I Went to a One-room School

Not in the summertime, but I went to school. At first I went to a one-room school and walked from home up to the prairie which is where they had a one-room school.

No, it was just a little place where they had the school. We’d call it that. It’s still standing. People live in it. They made it into a house, but they still have it. It’s right on 30.

I went through eight grades.

I remember walking to school and it was cold. I started to school when I was five and I wasn’t old enough. I was supposed to be six but they let me go because I was learning so much. I wanted to go with my sisters to school and they let me. I learned from just hearing them. And we got cold, very cold. And Mr. Criter was our teacher and he would take snow and make us put our hand in the snow until they quit hurting and we had cold feet cause we wore boots and we had to wear suits.

And we had fun at recess. We’d go up to the top of the school and slide down the banister. That was our recreation.

We had spelling bees at noon and instead of going outside – we was cold – we had spelling bees and math questions. It was educational. We enjoyed that. But the summertime we went out and we played ball. We played Annie Over, and we played that standing on the boy’s restroom and the girl’s restroom. They had built up rows of where they could get up and look over the top and we stood on that and we threw back and forth.

When we played Annie Over, and I was always flag.

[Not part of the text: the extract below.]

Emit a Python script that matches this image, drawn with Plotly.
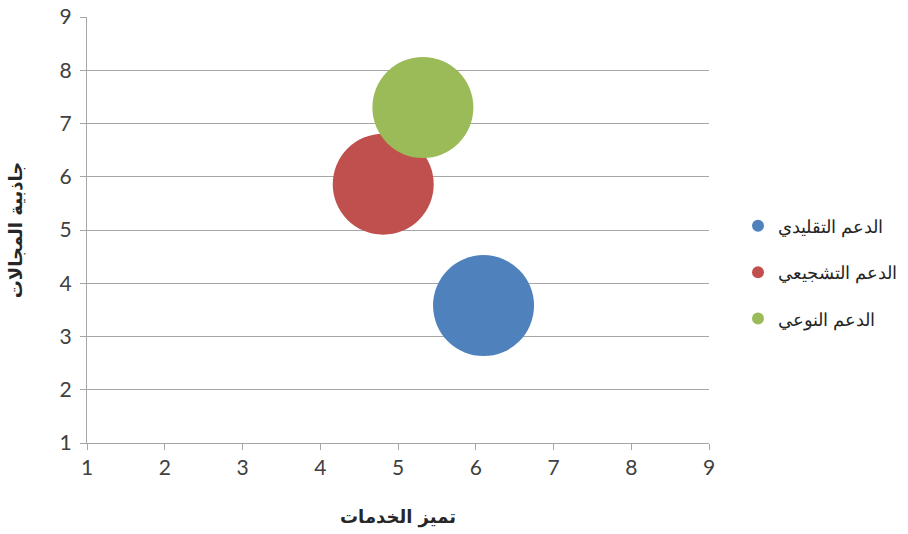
import plotly.graph_objects as go

series_names = ["الدعم التقليدي", "الدعم التشجيعي", "الدعم النوعي"]
x_values = [6.1, 4.81, 5.32]
y_values = [3.58, 5.86, 7.3]
bubble_sizes = [1.0, 1.0, 1.0]
colors = ["#4F81BD", "#C0504D", "#9BBB59"]
tick_vals = [1, 2, 3, 4, 5, 6, 7, 8, 9]
x_title = "تميز الخدمات"
y_title = "جاذبية المجالات"

max_px = 101
sizeref = max(bubble_sizes) / max_px

fig = go.Figure()
for name, xv, yv, s, c in zip(series_names, x_values, y_values, bubble_sizes, colors):
    fig.add_trace(go.Scatter(
        x=[xv], y=[yv], mode="markers", name=name, legendgroup=name,
        marker=dict(size=[s], sizemode="diameter", sizeref=sizeref, color=c,
                    line=dict(width=0), opacity=1),
    ))

font_family = "Lato, 'Liberation Sans', Arial, sans-serif"
axis_common = dict(
    range=[1, 9], tickvals=tick_vals, gridcolor="#A6A6A6", gridwidth=1,
    showline=True, linecolor="#A6A6A6", linewidth=1, ticks="outside", ticklen=6,
    tickcolor="#A6A6A6", zeroline=False, automargin=False,
    tickfont=dict(size=21, color="#404040", family=font_family),
)
fig.update_layout(
    width=908, height=534,
    margin=dict(l=87, r=1, t=17, b=91, autoexpand=False),
    paper_bgcolor="white", plot_bgcolor="white",
    xaxis=dict(**axis_common, showgrid=False, domain=[0, 622 / 820],
               title=dict(text=x_title, font=dict(size=18, color="#262626", family="'DejaVu Sans', Arial", weight="bold"), standoff=32)),
    yaxis=dict(**axis_common, showgrid=True, ticklabelstandoff=4,
               title=dict(text=y_title, font=dict(size=18, color="#262626", family="'DejaVu Sans', Arial", weight="bold"), standoff=32)),
    legend=dict(x=(738 - 87) / 820, y=0.40, xanchor="left", yanchor="middle",
                font=dict(size=18, color="#262626", family="'Liberation Sans', Arial"),
                itemsizing="constant", tracegroupgap=20, bgcolor="rgba(0,0,0,0)"),
    showlegend=True,
)
fig.write_html("out.html")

I was chosen to play with the boys a lot.

Then when I got a little older I went to Cairo School. They had a school there. My school. Eight grades. We went from being – they took us from the prairie to the – and I went when I was in the second grade they took me to Caro. We had a bus, they had a bus how to truck us to Lima Central. We could either go to Lima South or Lima Central, but Lima Central was harder.

I went there until I graduated from school. We would either buy our lunch or we’d take it. At noon a lot of us girls would go down to the Kewpee to eat. It started there, now its Wolfson’s here in Findlay. It was good. We had a sandwich and we had soup, malts, and we would eat lunch there. A lot of times we’d take our lunch and we’d still go down and eat at the Y. I went there until I graduated. In 1943.